Murphy: Will this fund receive massive amounts of inflows that will cause physical holdings of copper to shoot upward?
Hyland: I doubt it. Copper is not gold, and few, if any, investors feel a compulsion to own it in the physical form unless a compelling financial opportunity arises.
Since this fund will earn you the spot movement of copper minus fund costs and minus what are likely to be hefty storage costs—maybe 3 percent annual combined expense—it is not clear that people will flock to this fund unless copper futures are in steep contango. I think it will have a certain user base, but I doubt it becomes a big fund. Copper futures are most of the time easier and cheaper to use to invest.
Murphy: Will a physical copper fund have a predictable impact on the spot price of copper? Could it cause it to automatically go higher?
Hyland: Anybody who tells you that has no real evidence for their opinion. I can give you reasons why it could cause prices to trend a bit higher, if the fund was large, but I can also give you reasons why it could cause copper prices to go lower.
A lot of it will depend on not only the size of the fund, but on how its exact creation/redemption procedures will work in practice. Remember, at any given time there are hundreds of thousands of tons in LME warehouses anyway. There are millions of tons worldwide in non-LME inventory.

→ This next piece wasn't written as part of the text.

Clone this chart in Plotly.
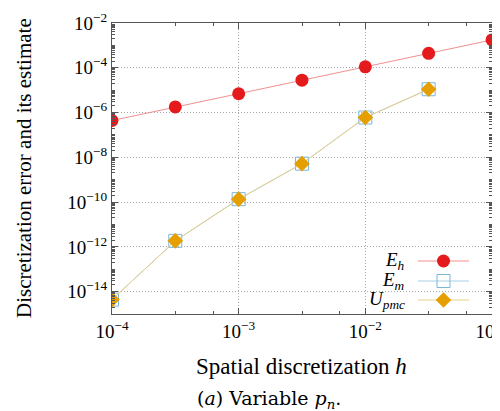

It is not clear that the copper owned by this fund, that must "sell it" to anybody who wants to do a redemption on any given day, will automatically push the price up—as opposed to if the exact same copper was owned by Glencore or General Electric, kept in the exact same warehouse, but only sold when Glencore or GE felt like it.
My best guess is that most likely it will have little or no effect on spot copper prices.
Murphy: Notwithstanding the fact that the NYSE has filed a 19b-4 on this fund, is it actually anywhere near being close to launch?
Hyland: I don't think so. The most recent updated draft prospectus for this fund was filed on July 12, 2011. That draft did not include minor details like the ticker symbol, the CUSIP number, or any disclosure at all about the levels of fees and expenses. Until J.P. Morgan files a draft that does include that info, assume this thing is months and months away from launching.
Murphy: Why do you think the firms who filed this comment letter have done so?
Hyland: Do not automatically assume that they are concerned about the integrity of the copper market. That could be true. It could be that they just do not know how to read a prospectus or do not understand how ETFs work.
However, putting on my cynical hat, it could also be the case that they just do not want a transparent, public player that’s always willing to buy copper every day, at the market price via the creation process, and always willing to sell physical copper every day, at the market price via the redemption process, shining any light on their little corner of the world.
The first rule of big players in any nonpublic market, like physical copper, is to keep everybody else in the dark for your own benefit.
At its heart, GLD—the physical gold ETF—is not really a fund. It is a highly public gold-bullion-trading platform.
The same would be true of a large physical copper ETF. That may be good for the copper market in general, while at the same time being bad for certain large players who like being able to dominate a market. Their motives may be much less pure than their comment letter would suggest.